En m’asseyant dans la chaise, je m’assurais d’avoir mon bidule tout près pour y jeter un œil. Mon Blackberry était cependant très lent sur le téléchargement. Je pouvais consulter mes courriels et y répondre (bravo la productivité), mais sur mon fil Facebook, je ne pouvais rien télécharger. Je devais mémoriser : aller cliquer plus tard sur la page de tel ou tel magazine. J’en oubliais la moitié, il va sans dire (sain travail de mon cerveau de mère). La nuit, ne restait qu’à surfer un peu et mémoriser où retourner. Je pouvais ensuite baisser les yeux vers ma fille et la regarder me regarder.
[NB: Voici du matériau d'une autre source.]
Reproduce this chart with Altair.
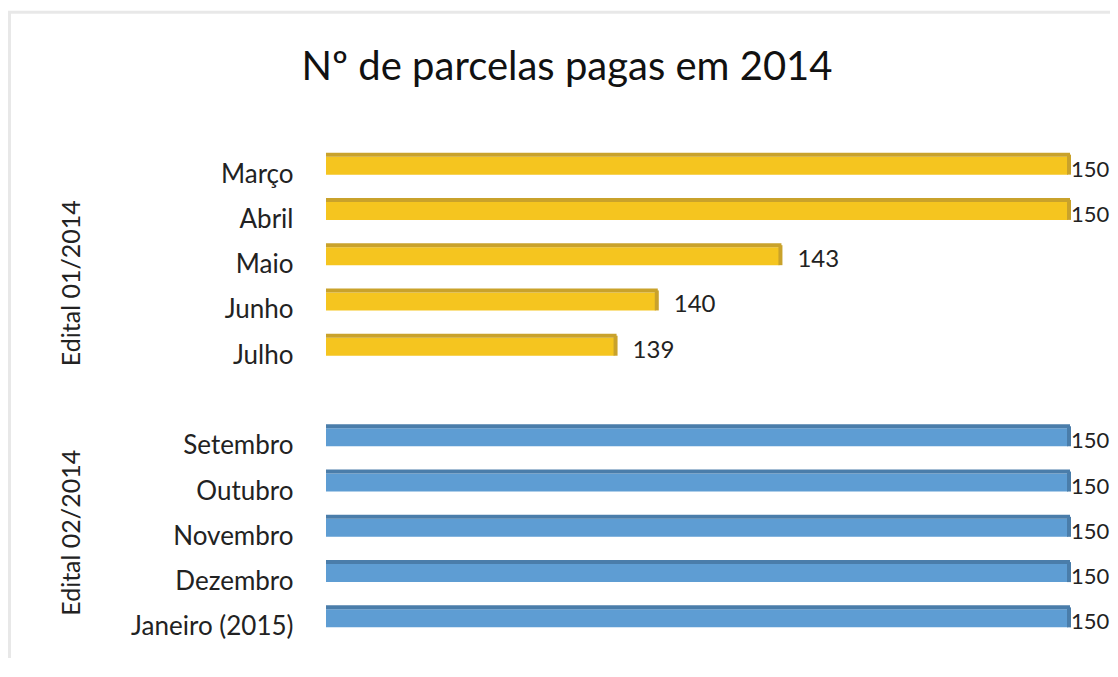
import altair as alt
import pandas as pd

title_text = "Nº de parcelas pagas em 2014"
months = ["Março", "Abril ", "Maio", "Junho", "Julho",
          "Setembro", "Outubro", "Novembro", "Dezembro", "Janeiro (2015)"]
groups = ["Edital 01/2014"] * 5 + ["Edital 02/2014"] * 5
values = [150, 150, 143, 140, 139, 150, 150, 150, 150, 150]
row_order = months[:5] + [" "] + months[5:]
group_names = ["Edital 01/2014", "Edital 02/2014"]
group_anchor = ["Maio", "Novembro"]
face_colors = {"Edital 01/2014": "#F5C51F", "Edital 02/2014": "#5E9DD3"}
top_colors = {"Edital 01/2014": "#C9A22B", "Edital 02/2014": "#4A7DAA"}

df = pd.DataFrame({"mes": months, "edital": groups, "v": values})
df["face"] = df["edital"].map(face_colors)
df["top"] = df["edital"].map(top_colors)
gdf = pd.DataFrame({"edital": group_names, "mes": group_anchor})
tdf = pd.DataFrame({"t": [title_text]})

FONT = "Lato"
TXT = "#222222"
x_scale = alt.Scale(domain=[132, 150], zero=False, nice=False)
y_enc = alt.Y("mes:N", title=None, scale=alt.Scale(domain=row_order),
              axis=alt.Axis(domain=False, ticks=False, labelFontSize=26,
                            labelColor=TXT, labelFont=FONT, labelPadding=33,
                            labelOffset=2))
x_enc = alt.X("v:Q", scale=x_scale, axis=None)

base = alt.Chart(df).encode(y=y_enc)

face = base.mark_bar(size=18, yOffset=-7).encode(
    x=x_enc, x2=alt.datum(132), color=alt.Color("face:N", scale=None))
top = base.mark_bar(size=4, yOffset=-18, xOffset=2).encode(
    x=x_enc, x2=alt.datum(132), color=alt.Color("top:N", scale=None))
side = base.mark_tick(thickness=4, size=20, yOffset=-8, xOffset=1,
                      opacity=1).encode(
    x=x_enc, color=alt.Color("top:N", scale=None))
lab_full = base.transform_filter("datum.v >= 150").mark_text(
    align="left", baseline="middle", dx=3, dy=-3, fontSize=22, font=FONT,
    color=TXT).encode(x=x_enc, text="v:Q")
lab_part = base.transform_filter("datum.v < 150").mark_text(
    align="left", baseline="middle", dx=18, dy=-3, fontSize=24, font=FONT,
    color=TXT).encode(x=x_enc, text="v:Q")

gbase = alt.Chart(gdf).encode(y=y_enc, x=alt.value(-254), text="edital:N")
glab1 = gbase.transform_filter(alt.datum.edital == group_names[0]).mark_text(
    angle=270, align="center", baseline="middle", fontSize=25, font=FONT,
    color=TXT, dx=-20)
glab2 = gbase.transform_filter(alt.datum.edital == group_names[1]).mark_text(
    angle=270, align="center", baseline="middle", fontSize=25, font=FONT,
    color=TXT, dx=2)

title = alt.Chart(tdf).mark_text(
    align="center", baseline="alphabetic", fontSize=40, font=FONT,
    color="#111111").encode(x=alt.value(241), y=alt.value(-70), text="t:N")

frame_v = alt.Chart(tdf).mark_rule(color="#E8E8E8", strokeWidth=3).encode(
    x=alt.value(-316.5), y=alt.value(-139), y2=alt.value(530))
frame_h = alt.Chart(tdf).mark_rule(color="#E8E8E8", strokeWidth=3).encode(
    x=alt.value(-318), x2=alt.value(792), y=alt.value(-137.8))

chart = alt.layer(frame_v, frame_h, face, top, side, lab_full, lab_part,
                  glab1, glab2, title).properties(
    width=742, height=498,
    background="white",
    autosize=alt.AutoSizeParams(type="none"),
    padding={"left": 318, "top": 142, "right": 42, "bottom": 10},
).configure_view(stroke=None)

chart.save("out.html", embed_options={"renderer": "svg", "actions": False})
Avec ma troisième est arrivé le machiavélique iPhone. J’ai même mis la recharge près de la chaise où je passais tant de temps. Youpi! À moi les fils de presse, les potins et les séries! Mais après quelque temps d’euphorie, j’ai découvert avec stupeur qu’il n’y avait plus de jour ni de nuit! Le monde est-il à ce point branché 24 h sur 24? Oui. Les nouvelles d’ici me distrayaient le jour et les nouvelles françaises alimentaient désormais mes heures nocturnes. J’ai réalisé aussi que j’avais du mal à me rendormir après avoir donné le sein, alors que ces merveilleuses hormones m’ont toujours complètement droguée.
Étrange. Après quelques nuits d’insomnie (ok, 2-3 mois), j’ai décidé de débrancher le bidule et d’installer la prise au rez-de-chaussée. Et je l’ai aussi banni de la chambre de bébé, comme il est banni de celle de ses parents le soir.
Me sont revenues les douces rêveries, les moments entre l’éveil et le sommeil : la conscience altérée de nourrir son petit à demi-endormie. Le soir, je n’y arrive pas toujours. Ce rythme lent me stresse parfois plus qu’il ne m’apaise les premières minutes, mais j’essaie vraiment de déconnecter.
J’ai du mal le jour, mais ma dernière se réveille encore 2 fois par nuit et cela me permet de lui détailler le lobe d’oreille. C’est le moment de gratter son petit crâne, d’étudier la nouvelle teinte de ses yeux changeants et d’observer sa petite main de plus en plus agile. C’est le soir et la nuit que j’écoute sa déglutition sucrée et que je me laisse totalement envahir par cette odeur folle qu’elle dégage exprès pour que je sois contente de la nourrir, d’une veillée à l’autre.
Remarquez l’infâme recharge de Iphone au coin inférieur gauche.
Ce n’est pas une question de sein ou de biberon. Ce n’est pas une question de bidule de telle ou telle marque. C’est une question de regard. Où se détournent mes yeux quand je la tiens dans mes bras? Qu’est-ce qui m’en dévie. Les robes de la princesse Kate? Les jumeaux de Charlene? Je suis parfois inquiète : comment grandira cette génération qui doit rivaliser avec des écrans pour obtenir mon attention?
Je peux le confirmer du haut de mon statut de « vieille mom », c’était plus facile de se recentrer dans le temps, oui. C’était plus facile de faire fi de l’extérieur et de jouir de notre condition de maman, du moins pour moi. Car nulle part au monde n’est d’endroit plus merveilleux où poser mes yeux que sur mon bébé d’amour que je nourris encore.
Pensez-vous que nos petits seront jaloux de nos bidules? Vous trouvez-vous parfois envahie par la technologie?